Articles / Categorization / Verbal Hygiene

Colonizing ontologies

Brin pointed me to a great blog post about how we relate to other people’s categories, especially the categorical systems used by other cultures. (The author, posting as “Boldly Go,”* calls them “epistemologies,” but they seem to be what I’ve heard called “ontologies” or “taxonomies.” I think “categories” is the most straightforward term. And yes, I do recognize the irony there.) Boldly Go also makes the point that these categories are referred to as “social constructs,” which mean that they’re not essential and can vary from culture to culture – and, critically, that they change over time, even in a single individual.

Boldly Go argues persuasively that abolishing gender is not a realistic approach. We all have a basic need to categorize people: who is a potential ally, sex partner, life partner, co-parent, leader, friend, collaborator? Who is a potential attacker, rival, rapist, burden? Figuring all those things out based on the individual characteristics of everyone we encounter would be exhausting and time-consuming, so we use roles and spaces based on gender and other categories as shortcuts. This becomes truly problematic when we forget that these categories are only shortcuts, when we essentialize them.

Here’s my favorite part of Boldly Go’s post:

Hidras of Panscheel Park II, New Delhi, India, 1994. Photo: R. Barrez D'Lucca / Flickr.
Hidras of Panscheel Park II, New Delhi, India, 1994. Photo: R. Barrez D’Lucca / Flickr.

For example, a great many people familiar with the trans* community may have heard of hijras, a concept of gender that exists within South Asia.
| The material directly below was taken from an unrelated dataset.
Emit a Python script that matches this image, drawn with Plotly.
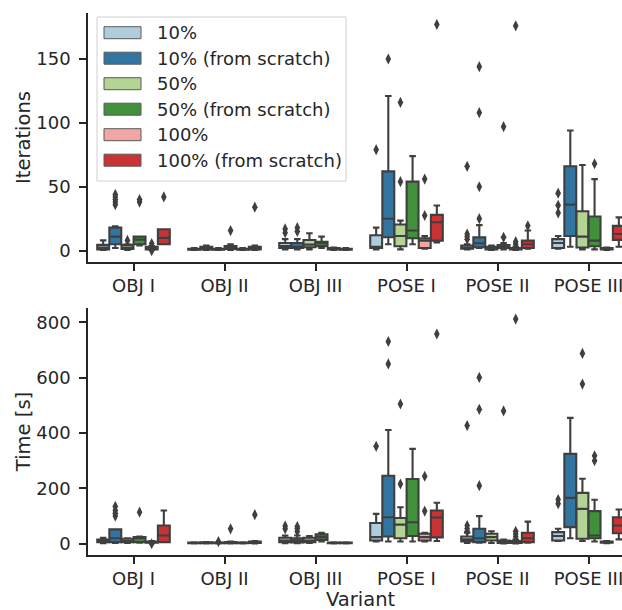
import plotly.graph_objects as go

categories = ["OBJ I", "OBJ II", "OBJ III", "POSE I", "POSE II", "POSE III"]
hues = ["10%", "10% (from scratch)", "50%", "50% (from scratch)", "100%", "100% (from scratch)"]
colors = ["#aeccdc", "#3275a1", "#b3d495", "#40913a", "#efa6a5", "#ca3335"]

# ---------------- Iterations (hue x category) ----------------
it_lo = [
    [0.5, 0.5, 1, 1, 1, 1.5],
    [2, 0.5, 1, 5, 2, 3],
    [0.5, 0.5, 1, 1, 0.5, 1],
    [4, 0.5, 2, 5, 1, 1],
    [0.5, 0.5, 0.5, 1.5, 0.5, 0.5],
    [5, 0.5, 0.5, 6.5, 1.5, 3],
]
it_q1 = [
    [1, 0.8, 2, 2, 1.5, 2],
    [5, 1, 2, 10.5, 2.6, 11.5],
    [1.3, 0.8, 2.6, 3.4, 1, 2.4],
    [5, 1.3, 3.5, 9.7, 2.1, 3.4],
    [1, 0.8, 1, 2.1, 1, 1],
    [5, 1, 0.8, 7.8, 2.1, 8.4],
]
it_med = [
    [2.5, 1, 3.5, 3, 2, 6],
    [11, 2, 3, 25, 5.8, 36],
    [2.5, 1, 4.7, 11.5, 2, 11],
    [8.6, 2, 5.8, 15.7, 2.6, 7.8],
    [2, 1, 1.5, 7.8, 1.5, 1.5],
    [10, 2, 1, 22.2, 5, 13],
]
it_q3 = [
    [4.5, 1.5, 6, 12, 4, 9],
    [18, 3, 6, 62, 10.4, 66],
    [4.5, 1.5, 8.3, 20.4, 3, 30.8],
    [11, 3.5, 7, 54, 4.4, 26.7],
    [3, 1.5, 2, 9.7, 2, 2],
    [16.7, 3, 1.5, 28, 7.8, 19.4],
]
it_hi = [
    [8, 2, 9, 18, 5, 11.5],
    [19, 4, 9, 121, 20, 94],
    [5, 2, 13.6, 23.5, 4, 67],
    [11, 5, 11, 74, 6, 56],
    [3.5, 2, 2.5, 11.5, 3, 2.5],
    [16.7, 4, 2, 35.3, 15.7, 26],
]
it_out = [
    [[], [], [14, 17], [79], [9, 11, 13, 66], [29.5, 35.5, 45]],
    [[36, 38, 40, 42, 44], [], [15, 18], [150], [25, 50, 108, 144], []],
    [[8], [], [], [54, 116], [], []],
    [[38, 40], [15.7], [], [], [10.4, 97], [68]],
    [[0, 5.5], [], [], [27.5, 56], [5, 7, 176], []],
    [[42], [34], [], [177], [19.4], []],
]

# ---------------- Time [s] (hue x category) ----------------
tm_lo = [
    [2, 1, 2, 8, 3, 10],
    [3, 1, 2, 8, 4, 20],
    [3, 1, 3, 8, 3, 10],
    [4, 1, 8, 8, 1, 8],
    [2, 1, 1, 8, 1, 2],
    [6, 1, 1, 10, 4, 16],
]
tm_q1 = [
    [6, 2, 6, 12, 8, 12],
    [6, 2, 5, 26, 6, 60],
    [6, 2, 6, 20, 12, 18],
    [6, 2, 14, 28, 3, 20],
    [4, 2, 2, 12, 3, 4],
    [6, 3, 2, 23, 6, 38],
]
tm_med = [
    [10, 3, 12, 24, 16, 28],
    [20, 3, 12, 96, 20, 166],
    [10, 3, 12, 69, 24, 126],
    [20, 4, 24, 78, 6, 30],
    [6, 3, 3, 24, 6, 6],
    [30, 5, 3, 95, 20, 66],
]
tm_q3 = [
    [15, 4, 22, 75, 26, 42],
    [52, 5, 20, 246, 54, 325],
    [18, 4, 22, 93, 36, 184],
    [24, 6, 34, 234, 12, 118],
    [8, 4, 4, 36, 10, 8],
    [66, 8, 4, 120, 40, 96],
]
tm_hi = [
    [22, 5, 30, 108, 40, 54],
    [52, 6, 30, 411, 100, 455],
    [20, 5, 28, 132, 45, 235],
    [26, 8, 40, 343, 15, 159],
    [10, 5, 5, 40, 15, 10],
    [120, 10, 5, 148, 80, 124],
]
tm_out = [
    [[], [], [54, 64], [352], [45, 55, 66, 427], [145, 160]],
    [[100, 110, 120, 135], [], [44, 55, 62], [650, 731], [210, 486, 601], []],
    [[], [8], [], [216, 505], [], [577, 688]],
    [[114], [54], [], [], [480], [300, 318]],
    [[0], [], [], [118, 244], [25, 35, 45, 812], []],
    [[], [105], [], [758], [], []],
]

GRAY = "#3f3f3f"
DARK = "#262626"
FONT = "DejaVu Sans"

n_h = len(hues)
step = 0.8 / n_h
box_w = step * 0.98

fig = go.Figure()


def add_panel(lo, q1, med, q3, hi, out, xa, ya):
    for j in range(n_h):
        xs = [i + (j - (n_h - 1) / 2) * step for i in range(len(categories))]
        fig.add_trace(go.Box(
            x=xs, q1=q1[j], median=med[j], q3=q3[j],
            lowerfence=lo[j], upperfence=hi[j],
            width=box_w, whiskerwidth=0.55,
            fillcolor=colors[j], line=dict(color=GRAY, width=2.1),
            boxpoints=False, xaxis=xa, yaxis=ya, showlegend=False,
            hoverinfo="skip",
        ))
        ox, oy = [], []
        for i, pts in enumerate(out[j]):
            ox += [xs[i]] * len(pts)
            oy += pts
        fig.add_trace(go.Scatter(
            x=ox, y=oy, mode="markers",
            marker=dict(symbol="diamond-tall", size=8, color=GRAY),
            xaxis=xa, yaxis=ya, showlegend=False, hoverinfo="skip",
        ))


add_panel(it_lo, it_q1, it_med, it_q3, it_hi, it_out, "x", "y")
add_panel(tm_lo, tm_q1, tm_med, tm_q3, tm_hi, tm_out, "x2", "y2")

W, H = 622, 610
ML, MR, MT, MB = 88, 0, 13, 55
PW, PH = W - ML - MR, H - MT - MB


def pxx(px):
    return (px - ML) / PW


def pxy(py):
    return (H - MB - py) / PH


axis_common = dict(
    showline=True, linecolor=DARK, linewidth=1.6,
    ticks="outside", ticklen=7, tickwidth=1.5, tickcolor=DARK,
    showgrid=False, zeroline=False, automargin=False,
    ticklabeloverflow="allow",
    tickfont=dict(family=FONT, size=18, color=DARK),
)
xrange = [-0.5, -0.5 + PW / 91.0]

fig.update_layout(
    width=W, height=H,
    margin=dict(l=ML, r=MR, t=MT, b=MB, pad=0, autoexpand=False),
    plot_bgcolor="white", paper_bgcolor="white",
    font=dict(family=FONT, color=DARK),
    boxmode="overlay",
    xaxis=dict(domain=[0, 1], anchor="y", range=xrange,
               tickvals=list(range(len(categories))), ticktext=categories,
               ticklabelstandoff=0, **axis_common),
    yaxis=dict(domain=[pxy(262), 1], anchor="x", range=[-8.9, 186],
               tickvals=[0, 50, 100, 150], ticklabelstandoff=5,
               title=dict(text="Iterations", font=dict(family=FONT, size=19.5, color=DARK), standoff=0),
               **axis_common),
    xaxis2=dict(domain=[0, 1], anchor="y2", range=xrange,
                tickvals=list(range(len(categories))), ticktext=categories,
                ticklabelstandoff=0, **axis_common),
    yaxis2=dict(domain=[0, pxy(308)], anchor="x2", range=[-40.6, 852],
                tickvals=[0, 200, 400, 600, 800], ticklabelstandoff=5,
                title=dict(text="Time [s]", font=dict(family=FONT, size=19.5, color=DARK), standoff=0),
                **axis_common),
)

# x-axis title (matplotlib centres it on the full axis width)
annotations = [dict(
    text="Variant", x=pxx(361), y=pxy(599), xref="paper", yref="paper",
    xanchor="center", yanchor="middle", showarrow=False, borderpad=0,
    font=dict(family=FONT, size=19.5, color=DARK),
)]

# legend drawn as patches + text
shapes = [dict(
    type="rect", xref="paper", yref="paper",
    x0=pxx(97), x1=pxx(346), y0=pxy(181), y1=pxy(17),
    line=dict(color="#d0d0d0", width=1), fillcolor="rgba(255,255,255,0.85)",
    layer="above",
)]
row0, row_h = 32.7, 25.5
for j, name in enumerate(hues):
    cy = row0 + j * row_h
    shapes.append(dict(
        type="rect", xref="paper", yref="paper",
        x0=pxx(104), x1=pxx(141), y0=pxy(cy + 6), y1=pxy(cy - 6),
        line=dict(color="#5a5a5a", width=1), fillcolor=colors[j], layer="above",
    ))
    annotations.append(dict(
        text=name, x=pxx(155), y=pxy(cy), xref="paper", yref="paper",
        xanchor="left", yanchor="middle", showarrow=False,
        font=dict(family=FONT, size=18, color=DARK),
    ))

fig.update_layout(shapes=shapes, annotations=annotations)

# place the figure flush with the page corner (no default body margin)
fig.write_html(
    "out.html",
    config={"displayModeBar": False},
    post_script="document.body.style.margin='0px';document.body.style.overflow='hidden';",
)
A great many usually white trans* people have called hijra’s “trans*” or put them under the trans* label. Regardless of their intention, to take the epistemology of “trans*” and apply it to something like the hijra can be seen as an oppressive or colonising act. The hijra are hijra. That is their name. Unless a hijra specifically identifies as transgender or trans*, applying our own concepts of gender and sexuality constructed within white supremacist cultures to people outside of our epistemological framework is redefining them on our own terms for our own benefit.

They (that’s Boldly Go’s preferred pronoun) go on to talk about two-spirits and quote their friend Tiara’s thoughts about gender in Malaysia and Bangladesh, and to argue that gender abolitionism is colonization in the same way.

Much as I agree that it’s not realistic to abolish gender, I think it’s not realistic to ignore our own gender categories when trying to understand people from other cultures. We may say, “that’s kind of like our idea of ‘transgender,'” but it becomes problematic when we ignore the way others categorize themselves. It becomes colonization when we seek to replace their categories with our own. And it’s downright offensive when we act as though our way is the One True Way of categorizing the world.

This is not to say that it’s all relative, and all categorization systems are equal. Some may have particular virtues relative to others. But we can’t just assume that our own categorization system is superior. We have to make a coherent argument for it.

I’m less concerned with borrowing another culture’s categories. If it’s done respectfully and with full credit and an open mind, it isn’t appropriation. It’s just recognizing that other people may have come up with a better way of doing it than we did.

I’ll have more to say on this in the future.

* Boldly Go seems to have let her domain expire, so I’ve changed the link to point to a copy she posted on Medium under the name Lola Phoenix.